July 2nd, 2025

AI - A(nthromorphisation) I(nsights)

Content series about the biggest trends shaping private finance

Rewiring M&A: The Real Promise of AI and the Power of Iteration

Getting AI to deliver real results takes more than just good intentions. It requires thoughtful iteration and commitment. This is not about quick wins at hackathons but about steady, deliberate progress over time.

Yet, we think this iterative journey is both exciting and necessary, and many of the 300 participants in Bain’s recent Global M&A survey share that view. AI is poised to fundamentally reshape the M&A process.

M&A has always been one of the most fascinating corners of finance. Now, imagine how much more compelling it becomes when you can eliminate swathes of menial tasks and reduce the chaos by an order of magnitude.

But this shift isn’t just about AI. It’s about technology more broadly. That’s why we're thoughtful in how we communicate with clients: what AI is and what it is not, why purpose-built AI for M&A actually matters, and why the path to better deal outcomes involves not just a leap forward at the outset, but a collaborative, iterative process that unlocks further marginal gains over time.

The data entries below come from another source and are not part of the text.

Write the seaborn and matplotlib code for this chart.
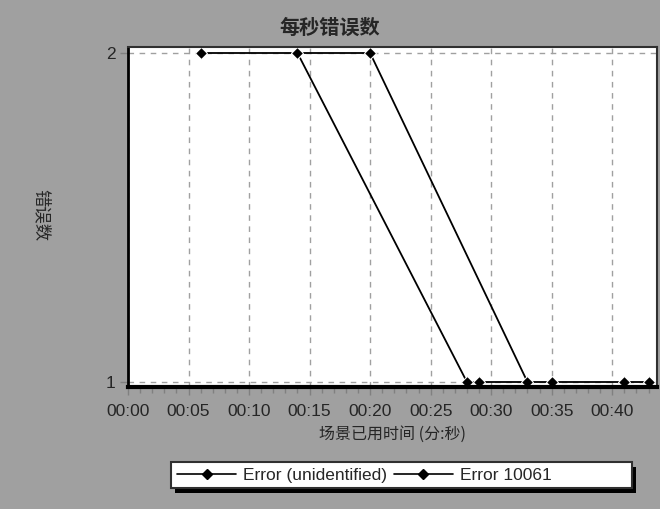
import matplotlib
matplotlib.use("Agg")
import matplotlib.pyplot as plt
import seaborn as sns
import pandas as pd
from matplotlib.ticker import FixedLocator, FuncFormatter, MultipleLocator
from matplotlib.lines import Line2D
from matplotlib.patches import Rectangle

# ---- data ----
series_a_name = "Error (unidentified)"
series_a_t = [6, 14, 28, 29, 35, 41, 43]
series_a_v = [2, 2, 1, 1, 1, 1, 1]
series_b_name = "Error 10061"
series_b_t = [14, 20, 33]
series_b_v = [2, 2, 1]
x_ticks = [0, 5, 10, 15, 20, 25, 30, 35, 40]
y_ticks = [1, 2]
title = "每秒错误数"
x_label = "场景已用时间 (分:秒)"
y_label = "错误数"

df = pd.DataFrame({
    "t": series_a_t + series_b_t,
    "v": series_a_v + series_b_v,
    "series": [series_a_name] * len(series_a_t) + [series_b_name] * len(series_b_t),
})

sns.set_theme(style="white")
plt.rcParams["font.family"] = ["Liberation Sans", "Noto Sans CJK SC", "DejaVu Sans"]
cjk = ["Noto Sans CJK SC", "DejaVu Sans"]

W, H = 660, 509
bg = "#a0a0a0"
fig = plt.figure(figsize=(6.6, 5.09), dpi=100, facecolor=bg)
ax = fig.add_axes([128 / W, 1 - 387 / H, 529 / W, 340 / H])
ax.set_facecolor("white")

sns.lineplot(data=df, x="t", y="v", hue="series", style="series",
             palette=["black", "black"], markers=["D", "D"], dashes=False,
             sort=False, estimator=None, markersize=6.5, linewidth=1.3,
             legend=False, ax=ax)

ax.set_xlim(0, 43.7)
ax.set_ylim(1 - 5 / 329, 2 + 6 / 329)
ax.xaxis.set_major_locator(FixedLocator(x_ticks))
ax.xaxis.set_minor_locator(MultipleLocator(1))
ax.xaxis.set_major_formatter(FuncFormatter(lambda v, p: f"{int(v)//60:02d}:{int(v)%60:02d}"))
ax.yaxis.set_major_locator(FixedLocator(y_ticks))
ax.yaxis.set_major_formatter(FuncFormatter(lambda v, p: f"{int(v)}"))

ax.grid(True, which="major", color="#a0a0a0", linestyle=(0, (4, 4)), linewidth=1)
ax.tick_params(axis="x", which="major", length=6, width=1, color="#808080",
               labelsize=12.5, pad=6, direction="out", bottom=True)
ax.tick_params(axis="x", which="minor", length=4, width=1, color="#808080",
               direction="out", bottom=True)
ax.tick_params(axis="y", which="major", length=6, width=1, color="#808080",
               labelsize=12.5, pad=3, left=True)

for s in ["top", "right"]:
    ax.spines[s].set_color("#303030")
    ax.spines[s].set_linewidth(1.5)
ax.spines["left"].set_color("black")
ax.spines["left"].set_linewidth(2)
ax.spines["bottom"].set_color("black")
ax.spines["bottom"].set_linewidth(3)

ax.set_xlabel(x_label, fontsize=11.5, family=cjk, labelpad=5)
ax.set_ylabel("")
fig.text(41 / W, 1 - 215 / H, y_label, rotation=-90, fontsize=12.5,
         family=cjk, ha="center", va="center")
fig.text(0.5, 1 - 27 / H, title, fontsize=14.5, fontweight="bold",
         family=cjk, ha="center", va="center")

# legend box with hard shadow
x0, x1, y0, y1 = 171, 632, 462, 488
fig.patches.append(Rectangle(((x0 + 4) / W, 1 - (y1 + 5) / H), (x1 - x0) / W,
                             (y1 - y0) / H, transform=fig.transFigure,
                             facecolor="black", edgecolor="none", zorder=1))
fig.patches.append(Rectangle((x0 / W, 1 - y1 / H), (x1 - x0) / W, (y1 - y0) / H,
                             transform=fig.transFigure, facecolor="white",
                             edgecolor="#303030", linewidth=1.5, zorder=2))

handles = [Line2D([], [], color="black", marker="D", markersize=5.5, linewidth=1.2)
           for _ in range(2)]
leg = fig.legend(handles, [series_a_name, series_b_name], ncol=2,
                 loc="center left", bbox_to_anchor=(177 / W, 1 - 475 / H),
                 frameon=False, fontsize=12.5, handlelength=3.4,
                 handletextpad=0.4, columnspacing=0.4, borderpad=0,
                 borderaxespad=0)
leg.set_zorder(3)

fig.savefig("out.png", dpi=100, facecolor=bg)
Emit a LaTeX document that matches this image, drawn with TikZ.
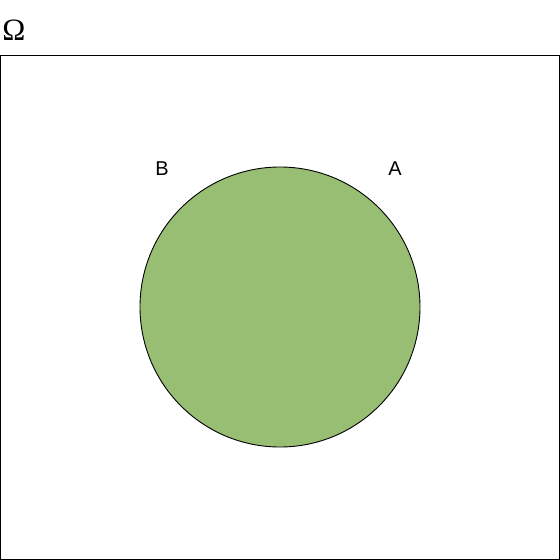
\documentclass[tikz,border=0pt]{standalone}
\usepackage{fontspec}
\setmainfont{Liberation Serif}
\newfontfamily\labelfont{Liberation Sans}
\definecolor{setgreen}{RGB}{152,190,116}
\begin{document}
\begin{tikzpicture}[x=1pt,y=-1pt,line width=0.9pt]
\tikzset{setlabel/.style={font=\labelfont\fontsize{20}{24}\selectfont}}
\useasboundingbox (0,0) rectangle (560,560);

% Univers
\draw (0.5,55) rectangle (559.5,559.5);
\node[font=\fontsize{31}{36}\selectfont] (omega) at (14,30) {Ω};

% Ensembles
\draw[fill=setgreen] (280,307) circle (140);

% Labels
\node[setlabel] (labelB) at (162,169) {B};
\node[setlabel] (labelA) at (395,169) {A};

\end{tikzpicture}
\end{document}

Language Matters: The Trouble With Talking About AI

It’s also why we handle the anthropomorphisation of AI with care.

Don't get us wrong, we’re strong advocates for using AI to solve targeted business problems (it’s quite literally our job). But there’s a lot that’s broken in how people talk about it.

Take, for example, Apple’s recent research showing that so-called "reasoning models" don’t actually reason, they pattern match. For anyone that's used them, they'll almost definitely have had thought this anecdotally, so it's nice the big boys have been able to put the time and effort in to show it rigorously.

And honestly, our biggest issue isn’t that these models don’t reason. We believe we’re far from that. It’s that we call it “reasoning” at all. Running a model in a while loop is not reasoning. Not even close.

And there is quite frankly poor use of language around many other aspects of AI: "hallucination" (= getting things wrong), "agents" (= fuzzy if statements), or even artificial intelligence itself (= random word generators).

We think a lot of this stems from the earlier Machine Learning publications (maybe a decade ago if we’re being generous), where the big conferences and journals seemed to be hooked on results that looked good on the surface, but with just a tiny bit of digging it was clear it was just the use of a bigger computer.

In essence, the AI industry has mis-direction at its heart. And that just doesn't work when it's actually needed.